Silencio. Ante lo que no tiene explicación, el silencio es una suerte de pausa para asimilar el impacto. Como cuando se recibe un insulto inesperado o una bofetada por sorpresa. De pronto, recordé las muchas bibliotecas que he visitado o me sirvieron de albergue temporal en muchas ciudades de Europa o Estados Unidos, lugares hospitalarios que abren los brazos a los que tienen sed de lectura, conocimiento o de intimidad; actualmente, espacios donde se puede pasar un día productivo trabajando o estudiando, con conexión a Internet, salas especiales de estudio para grupos, auditorios para presentaciones de libros o charlas, exposiciones de cuadros o pequeños cines para las producciones independientes, algunas de ellas barriales; salas, todas ellas, provistas de calefacción y aire acondicionado para que ninguna estación del año amedrente a la cultura. Lo natural en cualquier sociedad civilizada que tiene un orden de prioridades para la inversión de los impuestos pagados por sus ciudadanos.
¿Qué ha pasado con esta biblioteca, orgullo y símbolo de otras épocas, que pertenece a una universidad propietaria o ex propietaria de una mina? Sí, una mina, lo que en un individuo equivale a haber ganado la lotería. Se supone que las universidades están administradas por personas cultas, con una sensibilidad especial hacia las artes, pero ahora lo dudo o me despierta sospechas de un tipo en particular. De todas maneras, visto lo visto cualquier explicación será difícil de comprender. O inaceptable.
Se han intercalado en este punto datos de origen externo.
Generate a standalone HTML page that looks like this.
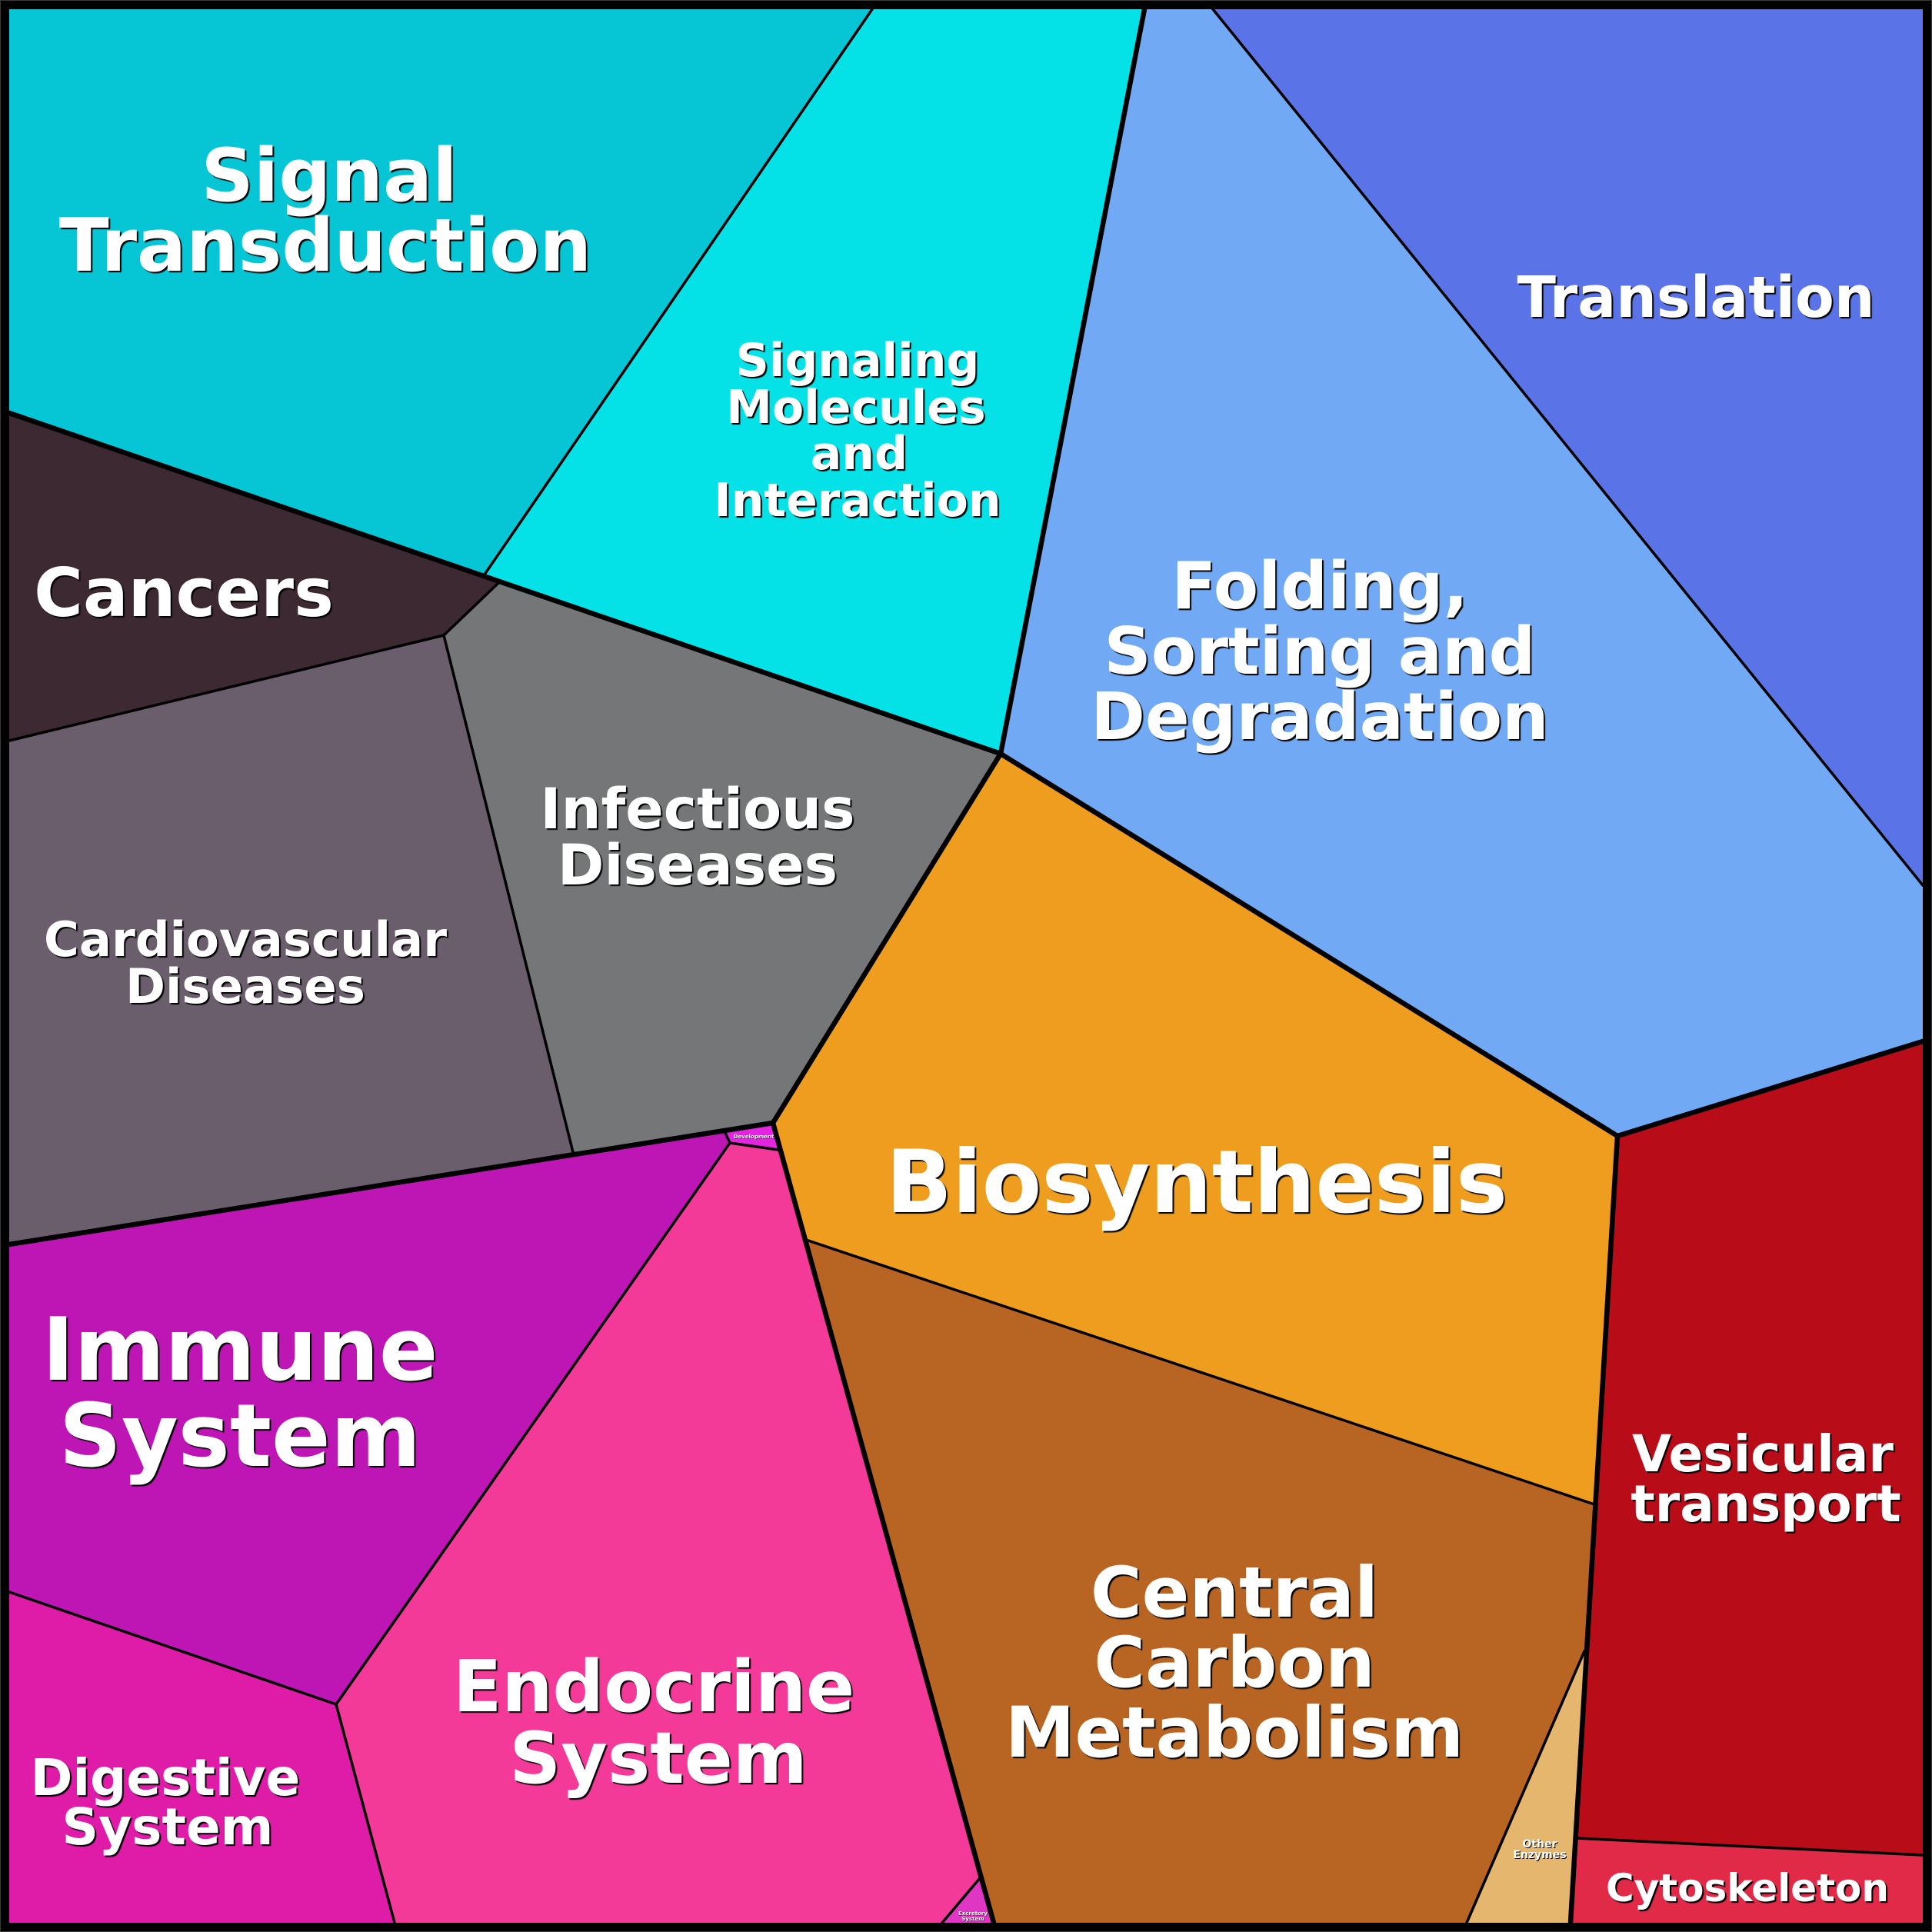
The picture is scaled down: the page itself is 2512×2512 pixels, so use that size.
<!DOCTYPE html>
<html>
<head>
<meta charset="utf-8">
<style>
  html, body { margin:0; padding:0; background:#000; }
  svg { display:block; }
  text {
    font-family: "DejaVu Sans", "Liberation Sans", sans-serif;
    font-weight: bold;
    fill: #ffffff;
    text-anchor: middle;
    text-shadow: 2px 2px 1px #000;
  }
</style>
</head>
<body>
<svg width="2512" height="2512" viewBox="0 0 2512 2512" xmlns="http://www.w3.org/2000/svg">
  <rect x="0" y="0" width="2512" height="2512" fill="#000"/>

  <!-- Regions -->
  <polygon fill="#06C5D5" points="12,12 1134,12 630,747 12,537"/>
  <polygon fill="#04E2E8" points="1134,12 1488,12 1301,980 647,759 630,747"/>
  <polygon fill="#71A9F5" points="1488,12 1577,12 2500,1151 2500,1354 2103,1477 1301,980"/>
  <polygon fill="#5A73E6" points="1577,12 2500,12 2500,1151"/>
  <polygon fill="#3C2931" points="12,537 630,747 647,759 577,826 12,963"/>
  <polygon fill="#6A5E6C" points="12,963 577,826 745,1498 12,1618"/>
  <polygon fill="#757677" points="647,759 1301,980 1005,1460 943,1473 745,1498 577,826"/>
  <polygon fill="#EE9D1F" points="1301,980 2103,1477 2073,1956 1048,1612 1012,1495 1005,1460"/>
  <polygon fill="#B86422" points="1048,1612 2073,1956 2060,2147 1907,2500 1292,2500 1274,2442"/>
  <polygon fill="#E5B66D" points="2060,2147 2042,2500 1907,2500"/>
  <polygon fill="#B80D18" points="2103,1477 2500,1354 2500,2412 2050,2390"/>
  <polygon fill="#E02A48" points="2050,2390 2500,2412 2500,2500 2042,2500"/>
  <polygon fill="#BD16B4" points="12,1618 943,1473 949,1486 437,2216 12,2070"/>
  <polygon fill="#E324E0" points="943,1473 1005,1460 1012,1495 949,1486"/>
  <polygon fill="#F43A98" points="949,1486 1012,1495 1274,2442 1225,2500 513,2500 437,2216"/>
  <polygon fill="#E036C4" points="1274,2442 1292,2500 1225,2500"/>
  <polygon fill="#DE1CA8" points="12,2070 437,2216 513,2500 12,2500"/>

  <!-- Thin lines -->
  <g fill="none" stroke="#000" stroke-width="3.5" stroke-linejoin="round" stroke-linecap="round">
    <polyline points="1134,12 630,747"/>
    <polyline points="1577,12 2500,1151"/>
    <polyline points="647,759 577,826 12,963"/>
    <polyline points="577,826 745,1498"/>
    <polyline points="1048,1612 2073,1956"/>
    <polyline points="2060,2147 1907,2500"/>
    <polyline points="2050,2390 2500,2412"/>
    <polyline points="943,1473 949,1486 1012,1495"/>
    <polyline points="949,1486 437,2216"/>
    <polyline points="12,2070 437,2216 513,2500"/>
    <polyline points="1274,2442 1225,2500"/>
  </g>

  <!-- Thick lines -->
  <g fill="none" stroke="#000" stroke-width="6.5" stroke-linejoin="round" stroke-linecap="round">
    <polyline points="12,537 1301,980"/>
    <polyline points="1488,12 1301,980 2103,1477 2500,1354"/>
    <polyline points="1301,980 1005,1460"/>
    <polyline points="12,1618 1005,1460 1292,2500"/>
    <polyline points="2103,1477 2042,2500"/>
  </g>

  <!-- Outer frame -->
  <path fill="#000" fill-rule="evenodd" d="M0,0 H2512 V2512 H0 Z M12,12 V2500 H2500 V12 Z"/>
  <rect x="0.5" y="0.5" width="2511" height="2511" fill="none" stroke="#3a3a3a" stroke-width="1"/>

  <!-- Labels -->
  <text font-size="95"><tspan x="428" y="261">Signal</tspan><tspan x="423" y="352">Transduction</tspan></text>

  <text font-size="60"><tspan x="1115" y="489">Signaling</tspan><tspan x="1113" y="550">Molecules</tspan><tspan x="1117" y="610">and</tspan><tspan x="1115" y="671">Interaction</tspan></text>

  <text font-size="74" x="2205" y="412">Translation</text>

  <text font-size="87" x="239" y="801">Cancers</text>

  <text font-size="85"><tspan x="1716" y="791">Folding,</tspan><tspan x="1716" y="876">Sorting and</tspan><tspan x="1716" y="961">Degradation</tspan></text>

  <text font-size="73"><tspan x="907" y="1077">Infectious</tspan><tspan x="907" y="1150">Diseases</tspan></text>

  <text font-size="62.5"><tspan x="319" y="1243">Cardiovascular</tspan><tspan x="319" y="1304">Diseases</tspan></text>

  <text font-size="113" x="1556" y="1576">Biosynthesis</text>

  <text font-size="113"><tspan x="312" y="1794">Immune</tspan><tspan x="312" y="1906">System</tspan></text>

  <text font-size="93"><tspan x="850" y="2225">Endocrine</tspan><tspan x="856" y="2318">System</tspan></text>

  <text font-size="66"><tspan x="215" y="2334">Digestive</tspan><tspan x="218" y="2398">System</tspan></text>

  <text font-size="91"><tspan x="1605" y="2102">Central</tspan><tspan x="1605" y="2193">Carbon</tspan><tspan x="1605" y="2284">Metabolism</tspan></text>

  <text font-size="66"><tspan x="2292" y="1913">Vesicular</tspan><tspan x="2296" y="1978">transport</tspan></text>

  <text font-size="50" x="2272" y="2472">Cytoskeleton</text>

  <text font-size="14" style="text-shadow:1px 1px 0 #000"><tspan x="2002" y="2402">Other</tspan><tspan x="2002" y="2416">Enzymes</tspan></text>

  <text font-size="7" style="text-shadow:0.5px 0.5px 0 #000" x="980" y="1480">Development</text>

  <text font-size="7" style="text-shadow:0.5px 0.5px 0 #000"><tspan x="1265" y="2490">Excretory</tspan><tspan x="1265" y="2497">System</tspan></text>
</svg>
</body>
</html>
Me fui de aquel edificio con el abatimiento de quien ve traicionada una parte innegociable de su memoria, como si acabara de presenciar el derrumbe de las ruinas de antiguas ilusiones y sueños candorosos. Las ruinas de mí mismo, en definitiva.
Desde la vereda de enfrente, me puse a observarlo, le tomé algunas fotos y sentí la extraña sensación de despedir a un entrañable amigo. Como si hubiera muerto.
Vaya mi pésame desde la ciudad donde escribo estas líneas, a 9.799 kilómetros de Tucumán.